Continue to steer clear of the ‘’avoid’’ issues, especially AAPL, FB, ORCL, TSLA, SBUX, YUMC. Recommended issues should be bought. Gold is breaking out to the upside and WPM, GG and related ETFs look like solid and very worthwhile short and intermediate-to-long-term investments regardless of environment that proceeds from here.

The semiconductor, semi equipment companies, and big-data/cloud companies present great entry points to participate in secular trends that are not going away. IBM is a very cheap stock that I would include here, though it is lower growth. Current best buys in data/cloud would be MDB, DOMO, ZS, SPLK. DATA, TWLO. All the recommended semis look to be good entry points. Add Intel INTC to list of attractive long-term semiconductor companies based of its announced new packaging breakthrough that allows for much lower power consumption, higher speeds, and more compact design solutions in multi-function, multi-chip requirements.

Abbvie is up 2% today on filing for new drug approval on their replacement for arthritis drug Humira. Again, this stock is very cheap on earnings and free cash flow and does not reflect many positive developments coming up in their pipeline or the prospects for recently launched drugs. A broad portfolio of smaller biotechs makes much sense also at this time.

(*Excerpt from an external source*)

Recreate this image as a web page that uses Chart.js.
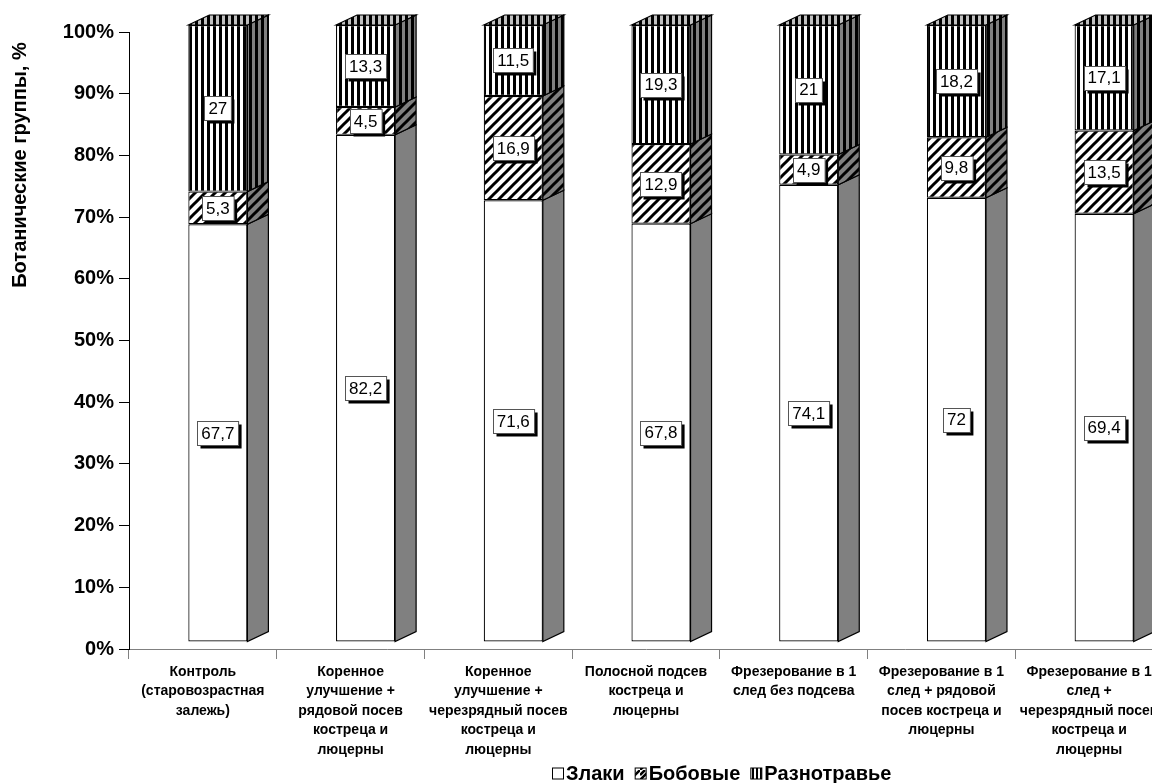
<!DOCTYPE html>
<html>
<head>
<meta charset="utf-8">
<script src="https://cdn.jsdelivr.net/npm/chart.js@4"></script>
<style>
  html, body { margin: 0; padding: 0; background: #fff; overflow: hidden; width: 1152px; height: 783px; }
  canvas { display: block; }
</style>
</head>
<body>
<canvas id="chart" width="1164" height="783"></canvas>
<script>
const categories = [
  ["Контроль", "(старовозрастная", "залежь)"],
  ["Коренное", "улучшение +", "рядовой посев", "костреца и", "люцерны"],
  ["Коренное", "улучшение +", "черезрядный посев", "костреца и", "люцерны"],
  ["Полосной подсев", "костреца и", "люцерны"],
  ["Фрезерование в 1", "след без подсева"],
  ["Фрезерование в 1", "след + рядовой", "посев костреца и", "люцерны"],
  ["Фрезерование в 1", "след +", "черезрядный посев", "костреца и", "люцерны"]
]
const zlaki = [67.7, 82.2, 71.6, 67.8, 74.1, 72, 69.4]
const bobovye = [5.3, 4.5, 16.9, 12.9, 4.9, 9.8, 13.5]
const raznotravye = [27, 13.3, 11.5, 19.3, 21, 18.2, 17.1]
const yTicks = [0, 10, 20, 30, 40, 50, 60, 70, 80, 90, 100]

const FONT = "'Liberation Sans', Arial, sans-serif"
Chart.defaults.font.family = FONT
Chart.defaults.color = "#000"

// 3D look: front faces shifted, side/top faces pushed back by DEPTH
const SHIFT = { x: 15, y: -7 }
const DEPTH = { x: 21, y: -10 }

function tile(size, bg, draw) {
  const c = document.createElement("canvas")
  c.width = c.height = size
  const x = c.getContext("2d")
  x.fillStyle = bg
  x.fillRect(0, 0, size, size)
  draw(x, size)
  return x.createPattern(c, "repeat")
}

const hatch = (bg) => tile(10, bg, (x, s) => {
  x.strokeStyle = "#000"
  x.lineWidth = 3
  x.beginPath()
  x.moveTo(-2, s + 2); x.lineTo(s + 2, -2)
  x.moveTo(-2, 2); x.lineTo(2, -2)
  x.moveTo(s - 2, s + 2); x.lineTo(s + 2, s - 2)
  x.stroke()
})

const vstripes = (bg) => tile(6, bg, (x, s) => {
  x.fillStyle = "#000"
  x.fillRect(0, 0, 3, s)
})

const frontFill = ["#ffffff", hatch("#ffffff"), vstripes("#ffffff")]
const sideFill = ["#808080", hatch("#808080"), vstripes("#808080")]
const topFill = vstripes("#c0c0c0")
const legendFill = [
  "#ffffff",
  tile(10, "#fff", (x) => { x.lineWidth = 2.5; x.beginPath(); x.moveTo(0, 10); x.lineTo(10, 0); x.moveTo(0, 5); x.lineTo(5, 0); x.stroke() }),
  tile(4, "#fff", (x) => { x.fillStyle = "#000"; x.fillRect(0, 0, 2, 4) })
]

const fmt = (v) => String(v).replace(".", ",")

const bar3d = {
  id: "bar3d",
  beforeDatasetsDraw(chart) {
    chart.ctx.save()
    chart.ctx.translate(SHIFT.x, SHIFT.y)
  },
  afterDatasetsDraw(chart) {
    const ctx = chart.ctx
    const n = chart.data.datasets.length
    ctx.lineWidth = 1.2
    ctx.strokeStyle = "#000"
    for (let i = 0; i < n; i++) {
      chart.getDatasetMeta(i).data.forEach((bar) => {
        const { x, y, base, width } = bar.getProps(["x", "y", "base", "width"], true)
        const l = x - width / 2, r = x + width / 2
        ctx.beginPath()
        ctx.moveTo(r, y)
        ctx.lineTo(r + DEPTH.x, y + DEPTH.y)
        ctx.lineTo(r + DEPTH.x, base + DEPTH.y)
        ctx.lineTo(r, base)
        ctx.closePath()
        ctx.fillStyle = sideFill[i]
        ctx.fill()
        ctx.stroke()
        if (i === n - 1) {
          ctx.beginPath()
          ctx.moveTo(l, y)
          ctx.lineTo(l + DEPTH.x, y + DEPTH.y)
          ctx.lineTo(r + DEPTH.x, y + DEPTH.y)
          ctx.lineTo(r, y)
          ctx.closePath()
          ctx.fillStyle = topFill
          ctx.fill()
          ctx.stroke()
        }
      })
    }
    // value labels: white box with a black drop shadow
    ctx.font = "17px " + FONT
    ctx.textAlign = "center"
    ctx.textBaseline = "middle"
    for (let i = 0; i < n; i++) {
      const values = chart.data.datasets[i].data
      chart.getDatasetMeta(i).data.forEach((bar, j) => {
        const { x, y, base } = bar.getProps(["x", "y", "base"], true)
        const text = fmt(values[j])
        const w = ctx.measureText(text).width + 8
        const h = 24
        const cy = (y + base) / 2
        const bx = Math.round(x - w / 2) + 0.5, by = Math.round(cy - h / 2) + 0.5
        ctx.fillStyle = "#000"
        ctx.fillRect(bx + 3, by + 3, w, h)
        ctx.fillStyle = "#fff"
        ctx.fillRect(bx, by, w, h)
        ctx.lineWidth = 1
        ctx.strokeStyle = "#555"
        ctx.strokeRect(bx, by, w, h)
        ctx.fillStyle = "#000"
        ctx.fillText(text, x, cy + 1)
      })
    }
    ctx.restore()
  },
  afterDraw(chart) {
    const ctx = chart.ctx
    ctx.save()
    // y axis title
    ctx.translate(20, 165)
    ctx.rotate(-Math.PI / 2)
    ctx.font = "bold 20px " + FONT
    ctx.fillStyle = "#000"
    ctx.textAlign = "center"
    ctx.textBaseline = "middle"
    ctx.fillText("Ботанические группы, %", 0, 0)
    ctx.restore()

    // legend: small box right before each name
    ctx.save()
    ctx.font = "bold 20px " + FONT
    ctx.textBaseline = "middle"
    ctx.textAlign = "left"
    const box = 11, gapBox = 3, gapItem = 10
    const names = chart.data.datasets.map((d) => d.label)
    let x = 552
    const cy = 773
    names.forEach((t, i) => {
      ctx.fillStyle = legendFill[i]
      ctx.fillRect(x + 0.5, cy - box / 2 + 0.5, box, box)
      ctx.lineWidth = 1
      ctx.strokeStyle = "#000"
      ctx.strokeRect(x + 0.5, cy - box / 2 + 0.5, box, box)
      ctx.fillStyle = "#000"
      ctx.fillText(t, x + box + gapBox, cy + 1)
      x += box + gapBox + ctx.measureText(t).width + gapItem
    })
    ctx.restore()
  }
}

const makeSet = (label, data, i) => ({
  label,
  data,
  backgroundColor: frontFill[i],
  borderColor: "#000",
  borderWidth: 1.2,
  borderSkipped: false,
  barPercentage: 0.4,
  categoryPercentage: 1,
  clip: false
})

new Chart(document.getElementById("chart"), {
  type: "bar",
  data: {
    labels: categories,
    datasets: [
      makeSet("Злаки", zlaki, 0),
      makeSet("Бобовые", bobovye, 1),
      makeSet("Разнотравье", raznotravye, 2)
    ]
  },
  plugins: [bar3d],
  options: {
    responsive: false,
    animation: false,
    layout: { padding: { top: 32, right: 1, bottom: 23, left: 0 } },
    plugins: {
      tooltip: { enabled: false },
      legend: { display: false }
    },
    scales: {
      x: {
        stacked: true,
        afterFit: (s) => { s.height = 111 },
        border: { color: "#808080", width: 1 },
        grid: { offset: true, drawOnChartArea: false, tickLength: 10, color: "#808080" },
        ticks: {
          color: "#000",
          maxRotation: 0,
          autoSkip: false,
          padding: 3,
          font: { size: 14, weight: "bold", lineHeight: 1.4 }
        }
      },
      y: {
        stacked: true,
        min: 0,
        max: 100,
        afterFit: (s) => { s.width = 129 },
        afterBuildTicks: (s) => { s.ticks = yTicks.map((v) => ({ value: v })) },
        border: { color: "#000", width: 1 },
        grid: { drawOnChartArea: false, tickLength: 10, color: "#000" },
        ticks: {
          color: "#000",
          padding: 5,
          font: { size: 20, weight: "bold" },
          callback: (v) => v + "%"
        }
      }
    }
  }
})
</script>
</body>
</html>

Outside interest in the cannabis market has heated up this week with several deals done by AB Ambev [Budweiser], Altria, and pharma giant Novartis, joining Constellation Brands and Molson Coors. Given their more reasonable valuations and positioning in the U.S. market, I continue to prefer the Canadian-listed U.S. companies over the U.S.-listed Canadian companies that have received all the attention so far. The signing of the new farm bill today clears the way for big U.S.-listed companies to get involved with these U.S. cannabis companies to explore introduction of an array of CBD-based products.